Reproduce nothing but the lines from the start of the material through the line that includes "import plotly.graph_objects as go", both ends included, and omit every picture.

## begin

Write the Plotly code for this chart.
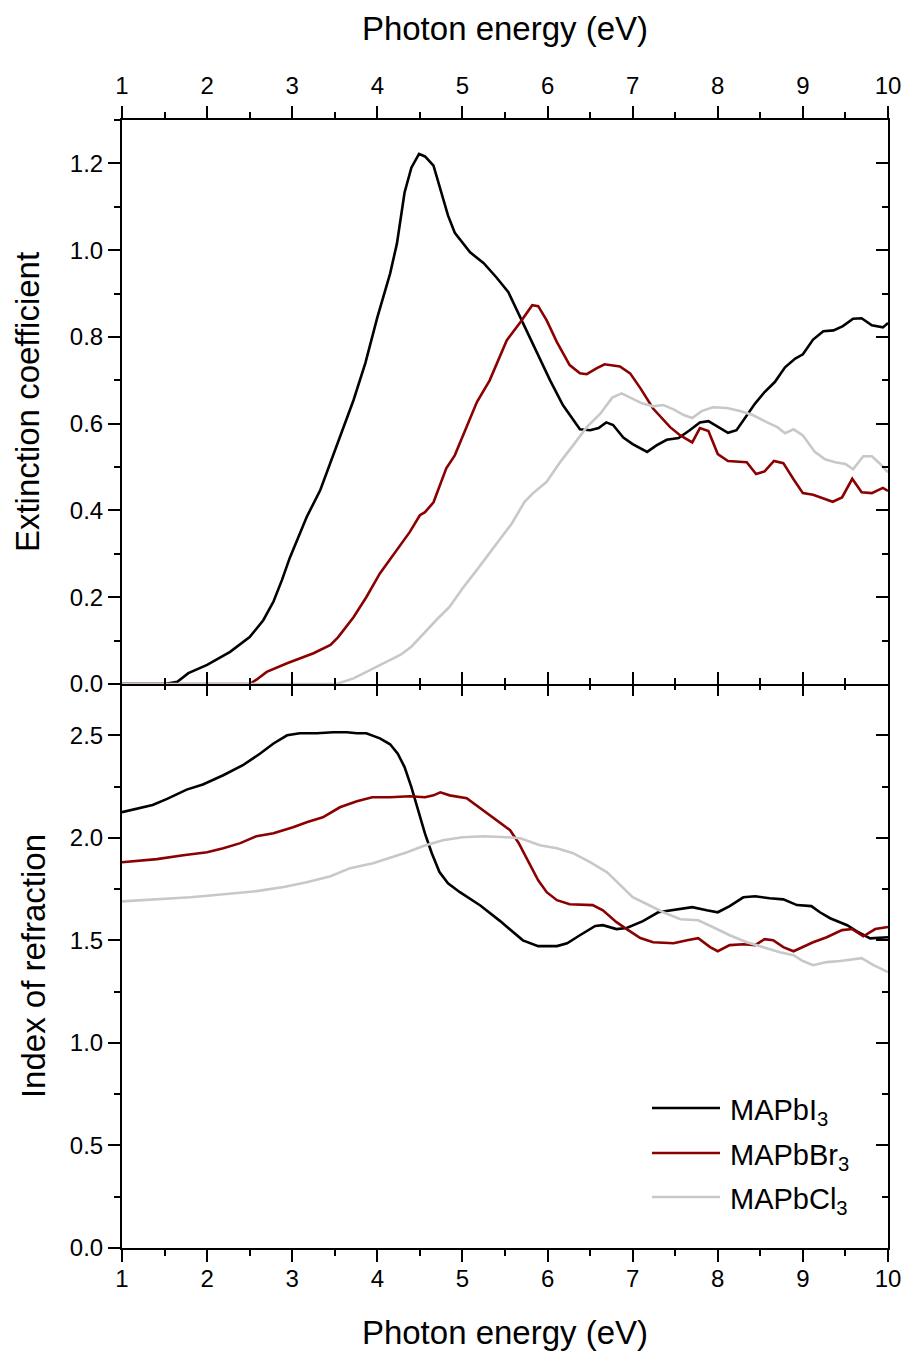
import plotly.graph_objects as go

# ---------------- data ----------------
# Extinction coefficient (top panel)
k_I_x = [1.0, 1.5, 1.65, 1.78, 2.0, 2.27, 2.5, 2.66, 2.78, 2.88, 2.97, 3.17, 3.33, 3.52, 3.72, 3.86, 4.0, 4.15, 4.23,
         4.32, 4.4, 4.49, 4.56, 4.66, 4.76, 4.83, 4.91, 5.09, 5.25, 5.4, 5.54, 5.68, 5.89, 6.03, 6.18, 6.38, 6.5,
         6.6, 6.69, 6.77, 6.89, 7.0, 7.17, 7.28, 7.4, 7.54, 7.67, 7.79, 7.89, 8.0, 8.12, 8.22, 8.32, 8.44, 8.55,
         8.67, 8.79, 8.91, 9.0, 9.12, 9.24, 9.36, 9.47, 9.59, 9.69, 9.81, 9.94, 10.0]
k_I_y = [0.0, 0.0, 0.005, 0.025, 0.044, 0.074, 0.108, 0.147, 0.19, 0.24, 0.29, 0.385, 0.447, 0.546, 0.654, 0.74,
         0.845, 0.946, 1.015, 1.133, 1.19, 1.222, 1.216, 1.195, 1.13, 1.08, 1.04, 0.995, 0.97, 0.937, 0.903, 0.845,
         0.757, 0.70, 0.643, 0.587, 0.585, 0.59, 0.603, 0.597, 0.568, 0.553, 0.535, 0.55, 0.563, 0.567, 0.585,
         0.603, 0.606, 0.593, 0.579, 0.585, 0.612, 0.647, 0.673, 0.696, 0.73, 0.75, 0.76, 0.794, 0.813, 0.815,
         0.825, 0.842, 0.843, 0.827, 0.822, 0.832]

k_Br_x = [1.0, 2.5, 2.58, 2.7, 2.94, 3.25, 3.45, 3.54, 3.72, 3.87, 4.03, 4.23, 4.38, 4.5, 4.56, 4.66, 4.81, 4.91,
          5.0, 5.09, 5.17, 5.32, 5.52, 5.68, 5.82, 5.89, 5.99, 6.11, 6.26, 6.38, 6.46, 6.58, 6.67, 6.85, 6.97,
          7.09, 7.24, 7.44, 7.56, 7.7, 7.79, 7.89, 8.0, 8.12, 8.34, 8.45, 8.55, 8.66, 8.77, 8.89, 9.0, 9.12,
          9.24, 9.35, 9.46, 9.58, 9.69, 9.81, 9.94, 10.0]
k_Br_y = [0.0, 0.0, 0.01, 0.028, 0.048, 0.071, 0.09, 0.108, 0.154, 0.2, 0.255, 0.309, 0.35, 0.389, 0.396, 0.419,
          0.497, 0.527, 0.569, 0.615, 0.65, 0.70, 0.792, 0.834, 0.873, 0.871, 0.838, 0.788, 0.735, 0.716, 0.714,
          0.728, 0.737, 0.732, 0.716, 0.682, 0.635, 0.592, 0.573, 0.557, 0.59, 0.583, 0.53, 0.514, 0.511, 0.484,
          0.49, 0.514, 0.509, 0.472, 0.44, 0.436, 0.428, 0.42, 0.43, 0.473, 0.442, 0.44, 0.452, 0.445]

k_Cl_x = [1.0, 3.52, 3.72, 4.0, 4.27, 4.4, 4.56, 4.71, 4.85, 5.0, 5.17, 5.36, 5.58, 5.73, 5.83, 5.99, 6.15, 6.3,
          6.46, 6.62, 6.76, 6.87, 6.97, 7.11, 7.24, 7.36, 7.48, 7.6, 7.7, 7.81, 7.94, 8.11, 8.26, 8.41, 8.58,
          8.7, 8.79, 8.89, 9.0, 9.14, 9.26, 9.38, 9.5, 9.59, 9.71, 9.81, 9.9, 10.0]
k_Cl_y = [0.0, 0.0, 0.013, 0.04, 0.067, 0.086, 0.12, 0.151, 0.178, 0.22, 0.263, 0.313, 0.37, 0.42, 0.44, 0.466,
          0.512, 0.55, 0.592, 0.623, 0.66, 0.67, 0.66, 0.647, 0.64, 0.643, 0.633, 0.62, 0.613, 0.629, 0.638,
          0.636, 0.629, 0.62, 0.603, 0.592, 0.578, 0.587, 0.573, 0.535, 0.518, 0.511, 0.507, 0.495, 0.525,
          0.525, 0.509, 0.488]

# Index of refraction (bottom panel)
n_I_x = [1.0, 1.36, 1.53, 1.76, 1.95, 2.19, 2.42, 2.62, 2.78, 2.94, 3.09, 3.29, 3.48, 3.64, 3.76, 3.87, 4.03,
         4.15, 4.24, 4.32, 4.4, 4.48, 4.56, 4.64, 4.73, 4.83, 4.97, 5.21, 5.44, 5.71, 5.89, 6.11, 6.23, 6.38,
         6.56, 6.65, 6.81, 6.93, 7.12, 7.3, 7.48, 7.7, 7.87, 8.0, 8.14, 8.3, 8.44, 8.61, 8.77, 8.93, 9.1, 9.2,
         9.32, 9.52, 9.63, 9.79, 10.0]
n_I_y = [2.125, 2.16, 2.19, 2.235, 2.26, 2.305, 2.354, 2.41, 2.46, 2.5, 2.51, 2.51, 2.515, 2.515, 2.51, 2.51,
         2.485, 2.456, 2.41, 2.345, 2.247, 2.134, 2.02, 1.925, 1.833, 1.778, 1.735, 1.67, 1.595, 1.5, 1.472,
         1.472, 1.486, 1.525, 1.57, 1.574, 1.555, 1.56, 1.594, 1.637, 1.647, 1.662, 1.647, 1.637, 1.667, 1.71,
         1.715, 1.705, 1.7, 1.672, 1.667, 1.637, 1.608, 1.574, 1.545, 1.51, 1.515]

n_Br_x = [1.0, 1.41, 1.72, 2.0, 2.19, 2.39, 2.58, 2.78, 3.01, 3.17, 3.36, 3.56, 3.76, 3.94, 4.15, 4.38, 4.56,
          4.66, 4.74, 4.85, 5.05, 5.24, 5.44, 5.56, 5.66, 5.79, 5.89, 5.99, 6.11, 6.26, 6.53, 6.65, 6.81, 6.93,
          7.09, 7.24, 7.48, 7.64, 7.77, 7.91, 8.0, 8.14, 8.3, 8.44, 8.55, 8.65, 8.77, 8.89, 9.0, 9.12, 9.28,
          9.46, 9.58, 9.71, 9.85, 10.0]
n_Br_y = [1.881, 1.896, 1.915, 1.93, 1.949, 1.974, 2.008, 2.022, 2.052, 2.076, 2.1, 2.149, 2.178, 2.198, 2.198,
          2.203, 2.198, 2.207, 2.222, 2.207, 2.193, 2.134, 2.076, 2.037, 1.975, 1.876, 1.793, 1.735, 1.696,
          1.676, 1.672, 1.647, 1.589, 1.555, 1.511, 1.491, 1.486, 1.501, 1.511, 1.467, 1.447, 1.477, 1.481,
          1.477, 1.506, 1.501, 1.467, 1.447, 1.467, 1.491, 1.515, 1.55, 1.555, 1.52, 1.555, 1.565]

n_Cl_x = [1.0, 1.41, 1.8, 2.07, 2.31, 2.58, 2.9, 3.17, 3.45, 3.68, 3.95, 4.18, 4.35, 4.54, 4.77, 5.0, 5.25,
          5.52, 5.68, 5.91, 6.11, 6.3, 6.5, 6.7, 6.85, 7.0, 7.17, 7.36, 7.56, 7.77, 7.94, 8.14, 8.34, 8.53,
          8.73, 8.89, 9.0, 9.12, 9.28, 9.44, 9.55, 9.69, 9.83, 10.0]
n_Cl_y = [1.69, 1.7, 1.71, 1.72, 1.73, 1.74, 1.76, 1.783, 1.813, 1.852, 1.876, 1.906, 1.93, 1.96, 1.988, 2.003,
          2.008, 2.003, 1.998, 1.964, 1.949, 1.925, 1.881, 1.832, 1.769, 1.71, 1.676, 1.637, 1.603, 1.598,
          1.565, 1.525, 1.491, 1.467, 1.442, 1.428, 1.399, 1.379, 1.394, 1.399, 1.404, 1.413, 1.379, 1.345]

series_names = ["MAPbI<sub>3</sub>", "MAPbBr<sub>3</sub>", "MAPbCl<sub>3</sub>"]
colors = ["#000000", "#8B0000", "#C8C8C8"]

x_ticks = [1, 2, 3, 4, 5, 6, 7, 8, 9, 10]
k_ticks = [0.0, 0.2, 0.4, 0.6, 0.8, 1.0, 1.2]
n_ticks = [0.0, 0.5, 1.0, 1.5, 2.0, 2.5]

# ---------------- figure ----------------
FONT = "Liberation Sans"
fig = go.Figure()

top = [(k_I_x, k_I_y), (k_Br_x, k_Br_y), (k_Cl_x, k_Cl_y)]
bot = [(n_I_x, n_I_y), (n_Br_x, n_Br_y), (n_Cl_x, n_Cl_y)]

for i, (xs, ys) in enumerate(top):
    fig.add_trace(go.Scatter(x=xs, y=ys, mode="lines", xaxis="x", yaxis="y",
                             line=dict(color=colors[i], width=2.6), showlegend=False, name=series_names[i]))
for i, (xs, ys) in enumerate(bot):
    fig.add_trace(go.Scatter(x=xs, y=ys, mode="lines", xaxis="x2", yaxis="y2",
                             line=dict(color=colors[i], width=2.6), showlegend=False, name=series_names[i]))

# empty traces so the overlay (mirror-tick) axes get drawn
for xa, ya in [("x3", "y"), ("x", "y3"), ("x4", "y2"), ("x2", "y4")]:
    fig.add_trace(go.Scatter(x=[], y=[], xaxis=xa, yaxis=ya, showlegend=False, hoverinfo="skip"))

tickfont = dict(family=FONT, size=24, color="black")
titlefont = dict(family=FONT, size=33, color="black")
LW = 2

common_x = dict(range=[1, 10], showgrid=False, zeroline=False, showline=True, linecolor="black", linewidth=LW,
                tickvals=x_ticks, ticklen=12, tickwidth=2, tickcolor="black",
                tickfont=tickfont, automargin=False)

fig.update_layout(
    template="none",
    width=908, height=1355,
    margin=dict(l=122, r=20, t=120, b=107),
    paper_bgcolor="white", plot_bgcolor="white",
    font=dict(family=FONT, color="black"),
    showlegend=False,
    xaxis=dict(**common_x, domain=[0, 1], anchor="y", side="top", ticks="outside", ticklabelstandoff=2,
               minor=dict(dtick=0.5, ticks="outside", ticklen=6, tickwidth=2, tickcolor="black"),
               title=dict(text="Photon energy (eV)", font=titlefont, standoff=22)),
    xaxis3=dict(**common_x, overlaying="x", anchor="y", side="bottom", ticks="inside", showticklabels=False,
                minor=dict(dtick=0.5, ticks="inside", ticklen=6, tickwidth=2, tickcolor="black")),
    xaxis2=dict(**common_x, domain=[0, 1], anchor="y2", side="bottom", ticks="outside", ticklabelstandoff=-4,
                minor=dict(dtick=0.5, ticks="outside", ticklen=6, tickwidth=2, tickcolor="black"),
                title=dict(text="Photon energy (eV)", font=titlefont, standoff=30)),
    yaxis=dict(domain=[0.5, 1], anchor="x", range=[0, 1.3], showgrid=False, zeroline=False, showline=True,
               linecolor="black", linewidth=LW, tickvals=k_ticks, tickformat=".1f", ticks="outside",
               ticklen=12, tickwidth=2, tickcolor="black", tickfont=tickfont, automargin=False,
               minor=dict(dtick=0.1, ticks="outside", ticklen=6, tickwidth=2, tickcolor="black"),
               title=dict(text="Extinction coefficient", font=titlefont, standoff=20)),
    yaxis3=dict(overlaying="y", anchor="x", side="right", range=[0, 1.3], showgrid=False, zeroline=False,
                showline=True, linecolor="black", linewidth=LW, tickvals=k_ticks, ticks="inside",
                ticklen=12, tickwidth=2, tickcolor="black", showticklabels=False, automargin=False,
                minor=dict(dtick=0.1, ticks="inside", ticklen=6, tickwidth=2, tickcolor="black")),
    yaxis2=dict(domain=[0, 0.5], anchor="x2", range=[0, 2.75], showgrid=False, zeroline=False, showline=True,
                linecolor="black", linewidth=LW, tickvals=n_ticks, tickformat=".1f", ticks="outside",
                ticklen=12, tickwidth=2, tickcolor="black", tickfont=tickfont, automargin=False,
                minor=dict(dtick=0.25, ticks="outside", ticklen=6, tickwidth=2, tickcolor="black"),
                title=dict(text="Index of refraction", font=titlefont, standoff=14)),
    yaxis4=dict(overlaying="y2", anchor="x2", side="right", range=[0, 2.75], showgrid=False, zeroline=False,
                showline=True, linecolor="black", linewidth=LW, tickvals=n_ticks, ticks="inside",
                ticklen=12, tickwidth=2, tickcolor="black", showticklabels=False, automargin=False,
                minor=dict(dtick=0.25, ticks="inside", ticklen=6, tickwidth=2, tickcolor="black")),
)
fig.update_layout(xaxis4=dict(**common_x, overlaying="x2", anchor="y2", side="top", ticks="inside",
                              showticklabels=False,
                              minor=dict(dtick=0.5, ticks="inside", ticklen=6, tickwidth=2, tickcolor="black")))
fig.update_layout(xaxis4_showline=False)

# legend (drawn as sample lines + text in paper coordinates)
leg_x0, leg_x1, leg_tx = 0.6919, 0.7807, 0.7911
leg_ys = [0.1241, 0.0842, 0.0452]
for i in range(3):
    fig.add_shape(type="line", xref="paper", yref="paper", x0=leg_x0, x1=leg_x1, y0=leg_ys[i], y1=leg_ys[i],
                  line=dict(color=colors[i], width=2.6))
    fig.add_annotation(xref="paper", yref="paper", x=leg_tx, y=leg_ys[i], xanchor="left", yanchor="middle",
                       yshift=-4, text=series_names[i], showarrow=False,
                       font=dict(family=FONT, size=29, color="black"))

fig.write_html("out.html")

## end

** Exercise solution **
Write the Plotly code for this chart.
import plotly.graph_objects as go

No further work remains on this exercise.